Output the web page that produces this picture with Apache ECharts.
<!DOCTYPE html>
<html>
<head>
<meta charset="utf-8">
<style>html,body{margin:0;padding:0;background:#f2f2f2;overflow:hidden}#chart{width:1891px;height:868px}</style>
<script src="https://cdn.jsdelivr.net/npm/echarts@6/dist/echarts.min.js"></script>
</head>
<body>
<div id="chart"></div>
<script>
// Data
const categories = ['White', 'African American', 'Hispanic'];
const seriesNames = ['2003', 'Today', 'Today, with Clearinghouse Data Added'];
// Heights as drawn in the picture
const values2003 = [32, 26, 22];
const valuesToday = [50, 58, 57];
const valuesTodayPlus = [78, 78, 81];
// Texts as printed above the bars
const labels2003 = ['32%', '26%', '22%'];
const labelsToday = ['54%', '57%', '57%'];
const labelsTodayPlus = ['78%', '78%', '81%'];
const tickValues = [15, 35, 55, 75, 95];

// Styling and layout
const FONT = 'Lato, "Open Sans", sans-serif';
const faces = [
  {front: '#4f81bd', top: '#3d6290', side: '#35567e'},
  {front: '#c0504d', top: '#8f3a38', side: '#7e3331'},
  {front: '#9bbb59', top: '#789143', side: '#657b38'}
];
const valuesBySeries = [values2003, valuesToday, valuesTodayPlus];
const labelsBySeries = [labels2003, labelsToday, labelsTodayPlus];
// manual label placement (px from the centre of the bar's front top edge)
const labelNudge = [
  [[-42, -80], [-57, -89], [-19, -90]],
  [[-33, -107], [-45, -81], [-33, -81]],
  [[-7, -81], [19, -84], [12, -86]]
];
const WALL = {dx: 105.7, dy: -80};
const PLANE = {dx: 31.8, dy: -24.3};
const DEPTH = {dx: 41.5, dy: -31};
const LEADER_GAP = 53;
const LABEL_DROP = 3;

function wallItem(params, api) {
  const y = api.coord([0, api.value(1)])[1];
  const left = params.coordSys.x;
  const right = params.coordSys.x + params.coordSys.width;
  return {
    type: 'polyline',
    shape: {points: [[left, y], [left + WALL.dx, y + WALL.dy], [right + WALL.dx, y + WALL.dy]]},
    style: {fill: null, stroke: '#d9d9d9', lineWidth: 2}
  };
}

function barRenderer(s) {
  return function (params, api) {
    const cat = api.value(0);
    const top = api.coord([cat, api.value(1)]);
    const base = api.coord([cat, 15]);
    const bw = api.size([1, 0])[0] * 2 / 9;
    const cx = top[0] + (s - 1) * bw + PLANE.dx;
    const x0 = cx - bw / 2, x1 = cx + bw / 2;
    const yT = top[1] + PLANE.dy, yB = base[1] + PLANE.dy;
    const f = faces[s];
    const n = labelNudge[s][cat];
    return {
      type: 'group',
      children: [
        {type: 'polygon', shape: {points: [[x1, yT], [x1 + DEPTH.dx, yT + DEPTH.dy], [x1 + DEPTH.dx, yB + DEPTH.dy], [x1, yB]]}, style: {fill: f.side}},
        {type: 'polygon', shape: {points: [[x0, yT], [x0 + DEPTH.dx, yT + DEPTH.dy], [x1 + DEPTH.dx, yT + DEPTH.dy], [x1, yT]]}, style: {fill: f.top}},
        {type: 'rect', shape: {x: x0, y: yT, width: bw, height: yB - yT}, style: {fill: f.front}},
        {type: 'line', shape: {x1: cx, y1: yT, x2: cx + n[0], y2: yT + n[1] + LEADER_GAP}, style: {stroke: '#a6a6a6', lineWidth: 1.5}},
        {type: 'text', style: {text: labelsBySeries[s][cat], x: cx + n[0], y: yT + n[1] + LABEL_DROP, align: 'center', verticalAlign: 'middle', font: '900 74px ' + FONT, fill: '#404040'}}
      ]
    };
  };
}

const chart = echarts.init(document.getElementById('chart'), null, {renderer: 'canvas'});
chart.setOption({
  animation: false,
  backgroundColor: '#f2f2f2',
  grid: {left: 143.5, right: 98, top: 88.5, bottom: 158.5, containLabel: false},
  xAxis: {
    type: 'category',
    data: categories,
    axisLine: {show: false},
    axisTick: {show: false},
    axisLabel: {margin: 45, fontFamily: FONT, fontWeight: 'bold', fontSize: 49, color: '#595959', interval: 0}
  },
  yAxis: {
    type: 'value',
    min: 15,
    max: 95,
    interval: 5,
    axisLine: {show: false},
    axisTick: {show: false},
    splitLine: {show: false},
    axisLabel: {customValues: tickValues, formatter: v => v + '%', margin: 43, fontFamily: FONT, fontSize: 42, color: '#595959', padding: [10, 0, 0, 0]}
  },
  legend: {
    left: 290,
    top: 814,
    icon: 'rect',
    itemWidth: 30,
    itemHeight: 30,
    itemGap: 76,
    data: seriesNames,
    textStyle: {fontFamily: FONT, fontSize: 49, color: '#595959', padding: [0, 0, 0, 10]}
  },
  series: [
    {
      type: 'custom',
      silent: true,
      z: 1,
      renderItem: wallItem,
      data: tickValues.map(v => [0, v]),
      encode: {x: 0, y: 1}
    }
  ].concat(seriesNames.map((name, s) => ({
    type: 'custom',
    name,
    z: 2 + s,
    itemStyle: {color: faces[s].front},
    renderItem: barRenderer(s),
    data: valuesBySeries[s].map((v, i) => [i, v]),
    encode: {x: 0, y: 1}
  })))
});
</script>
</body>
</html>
========
Repeat the material above in full, keeping every word.

Output the web page that produces this picture with Apache ECharts.
<!DOCTYPE html>
<html>
<head>
<meta charset="utf-8">
<style>html,body{margin:0;padding:0;background:#f2f2f2;overflow:hidden}#chart{width:1891px;height:868px}</style>
<script src="https://cdn.jsdelivr.net/npm/echarts@6/dist/echarts.min.js"></script>
</head>
<body>
<div id="chart"></div>
<script>
// Data
const categories = ['White', 'African American', 'Hispanic'];
const seriesNames = ['2003', 'Today', 'Today, with Clearinghouse Data Added'];
// Heights as drawn in the picture
const values2003 = [32, 26, 22];
const valuesToday = [50, 58, 57];
const valuesTodayPlus = [78, 78, 81];
// Texts as printed above the bars
const labels2003 = ['32%', '26%', '22%'];
const labelsToday = ['54%', '57%', '57%'];
const labelsTodayPlus = ['78%', '78%', '81%'];
const tickValues = [15, 35, 55, 75, 95];

// Styling and layout
const FONT = 'Lato, "Open Sans", sans-serif';
const faces = [
  {front: '#4f81bd', top: '#3d6290', side: '#35567e'},
  {front: '#c0504d', top: '#8f3a38', side: '#7e3331'},
  {front: '#9bbb59', top: '#789143', side: '#657b38'}
];
const valuesBySeries = [values2003, valuesToday, valuesTodayPlus];
const labelsBySeries = [labels2003, labelsToday, labelsTodayPlus];
// manual label placement (px from the centre of the bar's front top edge)
const labelNudge = [
  [[-42, -80], [-57, -89], [-19, -90]],
  [[-33, -107], [-45, -81], [-33, -81]],
  [[-7, -81], [19, -84], [12, -86]]
];
const WALL = {dx: 105.7, dy: -80};
const PLANE = {dx: 31.8, dy: -24.3};
const DEPTH = {dx: 41.5, dy: -31};
const LEADER_GAP = 53;
const LABEL_DROP = 3;

function wallItem(params, api) {
  const y = api.coord([0, api.value(1)])[1];
  const left = params.coordSys.x;
  const right = params.coordSys.x + params.coordSys.width;
  return {
    type: 'polyline',
    shape: {points: [[left, y], [left + WALL.dx, y + WALL.dy], [right + WALL.dx, y + WALL.dy]]},
    style: {fill: null, stroke: '#d9d9d9', lineWidth: 2}
  };
}

function barRenderer(s) {
  return function (params, api) {
    const cat = api.value(0);
    const top = api.coord([cat, api.value(1)]);
    const base = api.coord([cat, 15]);
    const bw = api.size([1, 0])[0] * 2 / 9;
    const cx = top[0] + (s - 1) * bw + PLANE.dx;
    const x0 = cx - bw / 2, x1 = cx + bw / 2;
    const yT = top[1] + PLANE.dy, yB = base[1] + PLANE.dy;
    const f = faces[s];
    const n = labelNudge[s][cat];
    return {
      type: 'group',
      children: [
        {type: 'polygon', shape: {points: [[x1, yT], [x1 + DEPTH.dx, yT + DEPTH.dy], [x1 + DEPTH.dx, yB + DEPTH.dy], [x1, yB]]}, style: {fill: f.side}},
        {type: 'polygon', shape: {points: [[x0, yT], [x0 + DEPTH.dx, yT + DEPTH.dy], [x1 + DEPTH.dx, yT + DEPTH.dy], [x1, yT]]}, style: {fill: f.top}},
        {type: 'rect', shape: {x: x0, y: yT, width: bw, height: yB - yT}, style: {fill: f.front}},
        {type: 'line', shape: {x1: cx, y1: yT, x2: cx + n[0], y2: yT + n[1] + LEADER_GAP}, style: {stroke: '#a6a6a6', lineWidth: 1.5}},
        {type: 'text', style: {text: labelsBySeries[s][cat], x: cx + n[0], y: yT + n[1] + LABEL_DROP, align: 'center', verticalAlign: 'middle', font: '900 74px ' + FONT, fill: '#404040'}}
      ]
    };
  };
}

const chart = echarts.init(document.getElementById('chart'), null, {renderer: 'canvas'});
chart.setOption({
  animation: false,
  backgroundColor: '#f2f2f2',
  grid: {left: 143.5, right: 98, top: 88.5, bottom: 158.5, containLabel: false},
  xAxis: {
    type: 'category',
    data: categories,
    axisLine: {show: false},
    axisTick: {show: false},
    axisLabel: {margin: 45, fontFamily: FONT, fontWeight: 'bold', fontSize: 49, color: '#595959', interval: 0}
  },
  yAxis: {
    type: 'value',
    min: 15,
    max: 95,
    interval: 5,
    axisLine: {show: false},
    axisTick: {show: false},
    splitLine: {show: false},
    axisLabel: {customValues: tickValues, formatter: v => v + '%', margin: 43, fontFamily: FONT, fontSize: 42, color: '#595959', padding: [10, 0, 0, 0]}
  },
  legend: {
    left: 290,
    top: 814,
    icon: 'rect',
    itemWidth: 30,
    itemHeight: 30,
    itemGap: 76,
    data: seriesNames,
    textStyle: {fontFamily: FONT, fontSize: 49, color: '#595959', padding: [0, 0, 0, 10]}
  },
  series: [
    {
      type: 'custom',
      silent: true,
      z: 1,
      renderItem: wallItem,
      data: tickValues.map(v => [0, v]),
      encode: {x: 0, y: 1}
    }
  ].concat(seriesNames.map((name, s) => ({
    type: 'custom',
    name,
    z: 2 + s,
    itemStyle: {color: faces[s].front},
    renderItem: barRenderer(s),
    data: valuesBySeries[s].map((v, i) => [i, v]),
    encode: {x: 0, y: 1}
  })))
});
</script>
</body>
</html>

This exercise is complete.